▶ [Record set]:
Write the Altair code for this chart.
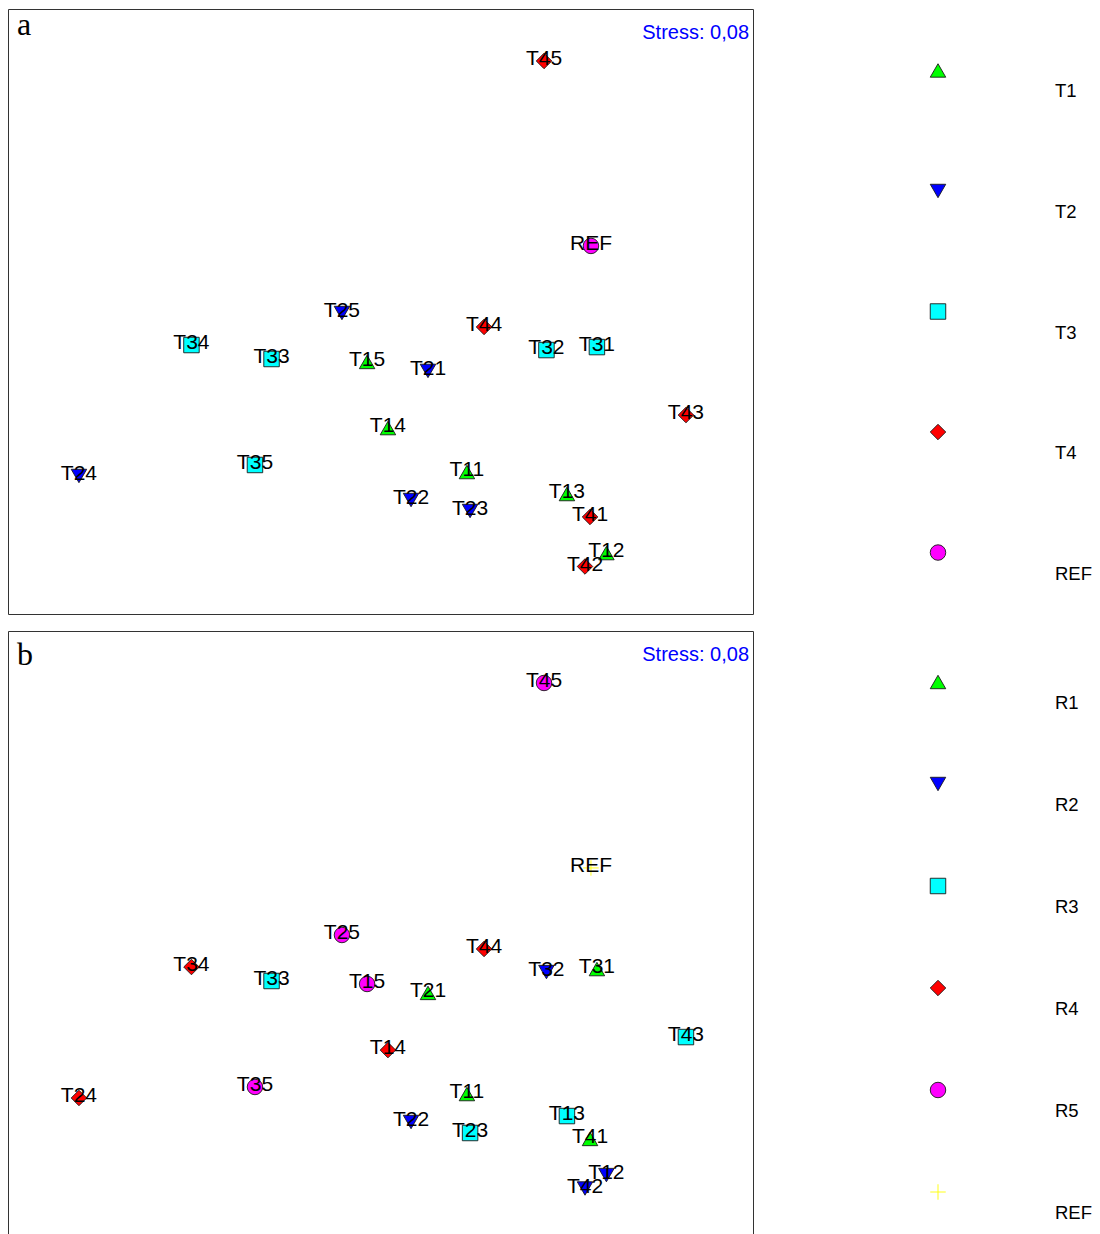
import altair as alt
import pandas as pd

# NMDS ordination scores of the sampling units (axis 1, axis 2)
samples = ["T11", "T12", "T13", "T14", "T15",
           "T21", "T22", "T23", "T24", "T25",
           "T31", "T32", "T33", "T34", "T35",
           "T41", "T42", "T43", "T44", "T45", "REF"]
nmds1 = [0.464, 1.213, 1.001, 0.040, -0.072,
         0.255, 0.164, 0.481, -1.619, -0.207,
         1.162, 0.891, -0.585, -1.015, -0.674,
         1.125, 1.098, 1.640, 0.556, 0.878, 1.130]
nmds2 = [-0.862, -1.297, -0.980, -0.626, -0.271,
         -0.319, -1.012, -1.071, -0.883, -0.008,
         -0.191, -0.207, -0.255, -0.180, -0.824,
         -1.103, -1.369, -0.556, -0.083, 1.345, 0.352]
stress = 0.08

treatments = ["T1", "T2", "T3", "T4", "REF"]
replicates = ["R1", "R2", "R3", "R4", "R5", "REF"]

# symbol styles
PLUS = "M-1,0L1,0M0,-1L0,1"
treat_shapes = ["triangle-up", "triangle-down", "square", "diamond", "circle"]
treat_fills = ["#00ff00", "#0000ff", "#00ffff", "#ff0000", "#ff00ff"]
treat_strokes = ["#1a1a1a"] * 5
rep_shapes = treat_shapes + [PLUS]
rep_fills = treat_fills + ["#ffff00"]
rep_strokes = treat_strokes + ["#ffff00"]

NARROW = "Liberation Sans Narrow, Arial Narrow, Liberation Sans, Arial, sans-serif"
SANS = "Liberation Sans, Arial, sans-serif"
SERIF = "Liberation Serif, Times New Roman, serif"

df = pd.DataFrame({"sample": samples, "nmds1": nmds1, "nmds2": nmds2})
df["treatment"] = [s if s == "REF" else s[:2] for s in samples]
df["replicate"] = [s if s == "REF" else "R" + s[2] for s in samples]

stress_df = pd.DataFrame({"label": ["Stress: " + f"{stress:.2f}".replace(".", ",")]})

PLOT_W, PLOT_H = 745, 605
KEY_W = 320


def symbol_encoding(field, domain, shapes, fills, strokes):
    return dict(
        shape=alt.Shape(f"{field}:N", scale=alt.Scale(domain=domain, range=shapes), legend=None),
        fill=alt.Fill(f"{field}:N", scale=alt.Scale(domain=domain, range=fills), legend=None),
        stroke=alt.Stroke(f"{field}:N", scale=alt.Scale(domain=domain, range=strokes), legend=None),
    )


def ordination_panel(field, domain, shapes, fills, strokes, letter, letter_y):
    enc = symbol_encoding(field, domain, shapes, fills, strokes)
    x = alt.X("nmds1:Q", scale=alt.Scale(domain=[-2.0, 2.0], nice=False, zero=False), axis=None)
    y = alt.Y("nmds2:Q", scale=alt.Scale(domain=[-1.624, 1.624], nice=False, zero=False), axis=None)
    base = alt.Chart(df)
    markers = base.mark_point(filled=True, size=240, strokeWidth=0.9, opacity=1).encode(
        x=x, y=y, **enc)
    labels = base.mark_text(font=NARROW, fontSize=21, dy=-2, color="black").encode(
        x=x, y=y, text="sample:N")
    stress_txt = alt.Chart(stress_df).mark_text(
        font=NARROW, fontSize=20, align="right", baseline="alphabetic", color="#0000ff"
    ).encode(x=alt.value(PLOT_W - 4), y=alt.value(30), text="label:N")
    letter_txt = alt.Chart(pd.DataFrame({"letter": [letter]})).mark_text(
        font=SERIF, fontSize=32, align="left", baseline="alphabetic", color="black"
    ).encode(x=alt.value(9), y=alt.value(letter_y), text="letter:N")
    return alt.layer(markers, labels, stress_txt, letter_txt).properties(
        width=PLOT_W, height=PLOT_H,
        view=alt.ViewBackground(stroke="#333333", strokeWidth=1),
    )


def key_panel(field, domain, shapes, fills, strokes, height, pad):
    enc = symbol_encoding(field, domain, shapes, fills, strokes)
    kdf = pd.DataFrame({field: domain})
    y = alt.Y(f"{field}:N", sort=domain, scale=alt.Scale(type="point", padding=pad), axis=None)
    sym = alt.Chart(kdf).mark_point(filled=True, size=240, strokeWidth=0.9, opacity=1).encode(
        x=alt.value(163), y=y, **enc)
    txt = alt.Chart(kdf).mark_text(font=SANS, fontSize=18.5, align="left", dy=21, color="black").encode(
        x=alt.value(280), y=y, text=f"{field}:N")
    return alt.layer(sym, txt).properties(
        width=KEY_W, height=height,
        view=alt.ViewBackground(stroke="transparent"),
    )


independent = dict(x="independent", y="independent", shape="independent",
                   fill="independent", stroke="independent")

row_a = alt.hconcat(
    ordination_panel("treatment", treatments, treat_shapes, treat_fills, treat_strokes, "a", 26),
    key_panel("treatment", treatments, treat_shapes, treat_fills, treat_strokes, 605, 0.51),
    spacing=20,
).resolve_scale(**independent)

row_b = alt.hconcat(
    ordination_panel("replicate", replicates, rep_shapes, rep_fills, rep_strokes, "b", 34),
    key_panel("replicate", replicates, rep_shapes, rep_fills, rep_strokes, 612, 0.5),
    spacing=20,
).resolve_scale(**independent)

chart = alt.vconcat(row_a, row_b, spacing=15).resolve_scale(**independent).properties(
    padding={"left": 7, "top": 8, "right": 0, "bottom": 0},
    background="white",
)

chart.save("out.html", embed_options={"renderer": "svg", "actions": False})
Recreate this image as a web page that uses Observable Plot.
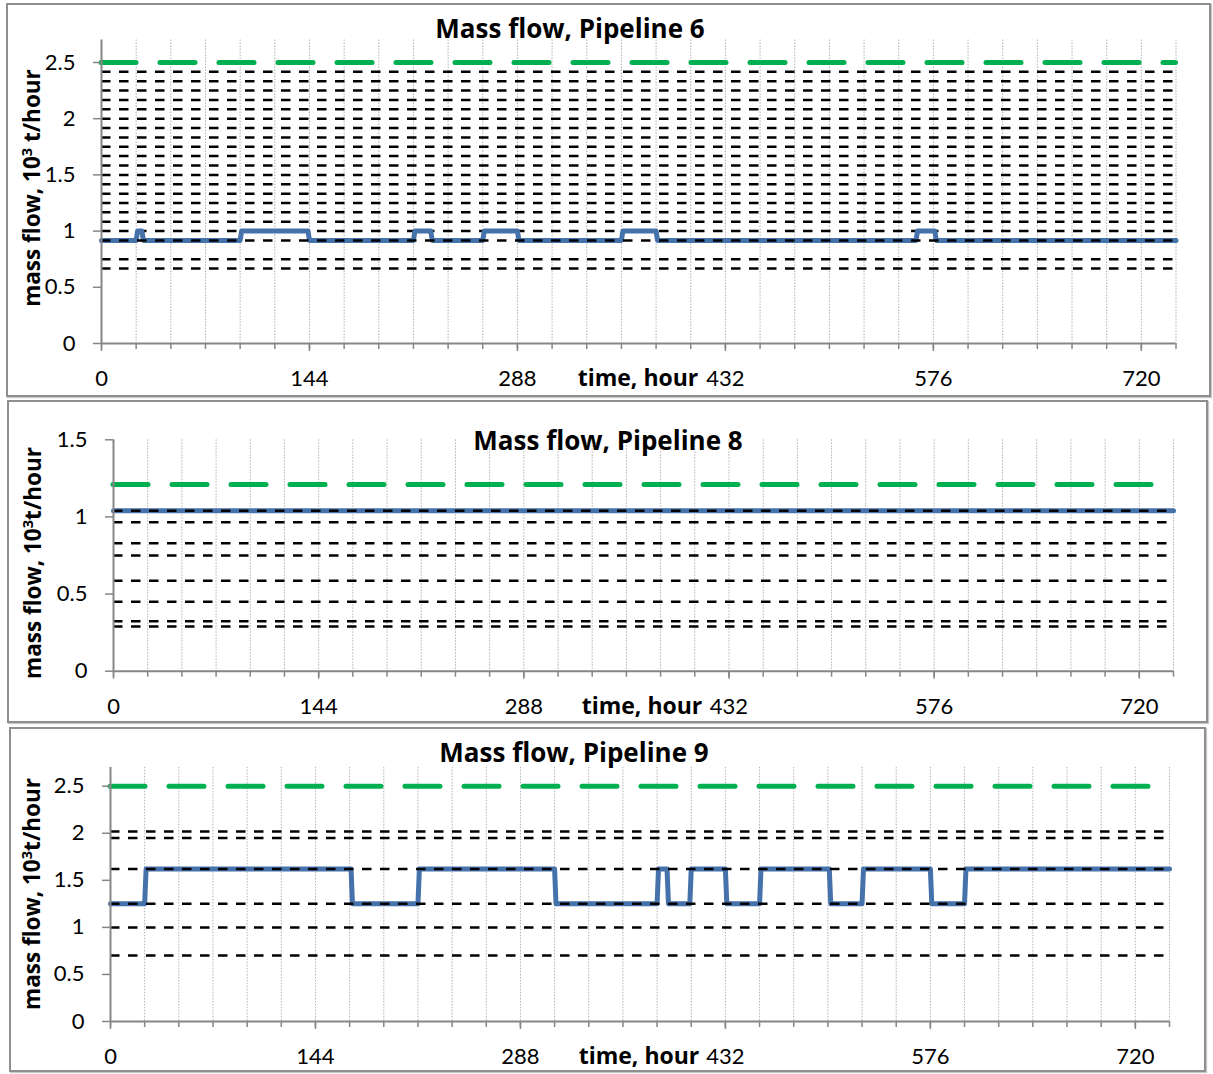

▶ [Exercise task]: Print out the whole of the material word for word, without pictures.

▶ [Full response]:
Write the Altair code for this chart.
import altair as alt
import pandas as pd

# NMDS ordination scores of the sampling units (axis 1, axis 2)
samples = ["T11", "T12", "T13", "T14", "T15",
           "T21", "T22", "T23", "T24", "T25",
           "T31", "T32", "T33", "T34", "T35",
           "T41", "T42", "T43", "T44", "T45", "REF"]
nmds1 = [0.464, 1.213, 1.001, 0.040, -0.072,
         0.255, 0.164, 0.481, -1.619, -0.207,
         1.162, 0.891, -0.585, -1.015, -0.674,
         1.125, 1.098, 1.640, 0.556, 0.878, 1.130]
nmds2 = [-0.862, -1.297, -0.980, -0.626, -0.271,
         -0.319, -1.012, -1.071, -0.883, -0.008,
         -0.191, -0.207, -0.255, -0.180, -0.824,
         -1.103, -1.369, -0.556, -0.083, 1.345, 0.352]
stress = 0.08

treatments = ["T1", "T2", "T3", "T4", "REF"]
replicates = ["R1", "R2", "R3", "R4", "R5", "REF"]

# symbol styles
PLUS = "M-1,0L1,0M0,-1L0,1"
treat_shapes = ["triangle-up", "triangle-down", "square", "diamond", "circle"]
treat_fills = ["#00ff00", "#0000ff", "#00ffff", "#ff0000", "#ff00ff"]
treat_strokes = ["#1a1a1a"] * 5
rep_shapes = treat_shapes + [PLUS]
rep_fills = treat_fills + ["#ffff00"]
rep_strokes = treat_strokes + ["#ffff00"]

NARROW = "Liberation Sans Narrow, Arial Narrow, Liberation Sans, Arial, sans-serif"
SANS = "Liberation Sans, Arial, sans-serif"
SERIF = "Liberation Serif, Times New Roman, serif"

df = pd.DataFrame({"sample": samples, "nmds1": nmds1, "nmds2": nmds2})
df["treatment"] = [s if s == "REF" else s[:2] for s in samples]
df["replicate"] = [s if s == "REF" else "R" + s[2] for s in samples]

stress_df = pd.DataFrame({"label": ["Stress: " + f"{stress:.2f}".replace(".", ",")]})

PLOT_W, PLOT_H = 745, 605
KEY_W = 320


def symbol_encoding(field, domain, shapes, fills, strokes):
    return dict(
        shape=alt.Shape(f"{field}:N", scale=alt.Scale(domain=domain, range=shapes), legend=None),
        fill=alt.Fill(f"{field}:N", scale=alt.Scale(domain=domain, range=fills), legend=None),
        stroke=alt.Stroke(f"{field}:N", scale=alt.Scale(domain=domain, range=strokes), legend=None),
    )


def ordination_panel(field, domain, shapes, fills, strokes, letter, letter_y):
    enc = symbol_encoding(field, domain, shapes, fills, strokes)
    x = alt.X("nmds1:Q", scale=alt.Scale(domain=[-2.0, 2.0], nice=False, zero=False), axis=None)
    y = alt.Y("nmds2:Q", scale=alt.Scale(domain=[-1.624, 1.624], nice=False, zero=False), axis=None)
    base = alt.Chart(df)
    markers = base.mark_point(filled=True, size=240, strokeWidth=0.9, opacity=1).encode(
        x=x, y=y, **enc)
    labels = base.mark_text(font=NARROW, fontSize=21, dy=-2, color="black").encode(
        x=x, y=y, text="sample:N")
    stress_txt = alt.Chart(stress_df).mark_text(
        font=NARROW, fontSize=20, align="right", baseline="alphabetic", color="#0000ff"
    ).encode(x=alt.value(PLOT_W - 4), y=alt.value(30), text="label:N")
    letter_txt = alt.Chart(pd.DataFrame({"letter": [letter]})).mark_text(
        font=SERIF, fontSize=32, align="left", baseline="alphabetic", color="black"
    ).encode(x=alt.value(9), y=alt.value(letter_y), text="letter:N")
    return alt.layer(markers, labels, stress_txt, letter_txt).properties(
        width=PLOT_W, height=PLOT_H,
        view=alt.ViewBackground(stroke="#333333", strokeWidth=1),
    )


def key_panel(field, domain, shapes, fills, strokes, height, pad):
    enc = symbol_encoding(field, domain, shapes, fills, strokes)
    kdf = pd.DataFrame({field: domain})
    y = alt.Y(f"{field}:N", sort=domain, scale=alt.Scale(type="point", padding=pad), axis=None)
    sym = alt.Chart(kdf).mark_point(filled=True, size=240, strokeWidth=0.9, opacity=1).encode(
        x=alt.value(163), y=y, **enc)
    txt = alt.Chart(kdf).mark_text(font=SANS, fontSize=18.5, align="left", dy=21, color="black").encode(
        x=alt.value(280), y=y, text=f"{field}:N")
    return alt.layer(sym, txt).properties(
        width=KEY_W, height=height,
        view=alt.ViewBackground(stroke="transparent"),
    )


independent = dict(x="independent", y="independent", shape="independent",
                   fill="independent", stroke="independent")

row_a = alt.hconcat(
    ordination_panel("treatment", treatments, treat_shapes, treat_fills, treat_strokes, "a", 26),
    key_panel("treatment", treatments, treat_shapes, treat_fills, treat_strokes, 605, 0.51),
    spacing=20,
).resolve_scale(**independent)

row_b = alt.hconcat(
    ordination_panel("replicate", replicates, rep_shapes, rep_fills, rep_strokes, "b", 34),
    key_panel("replicate", replicates, rep_shapes, rep_fills, rep_strokes, 612, 0.5),
    spacing=20,
).resolve_scale(**independent)

chart = alt.vconcat(row_a, row_b, spacing=15).resolve_scale(**independent).properties(
    padding={"left": 7, "top": 8, "right": 0, "bottom": 0},
    background="white",
)

chart.save("out.html", embed_options={"renderer": "svg", "actions": False})
Recreate this image as a web page that uses Observable Plot.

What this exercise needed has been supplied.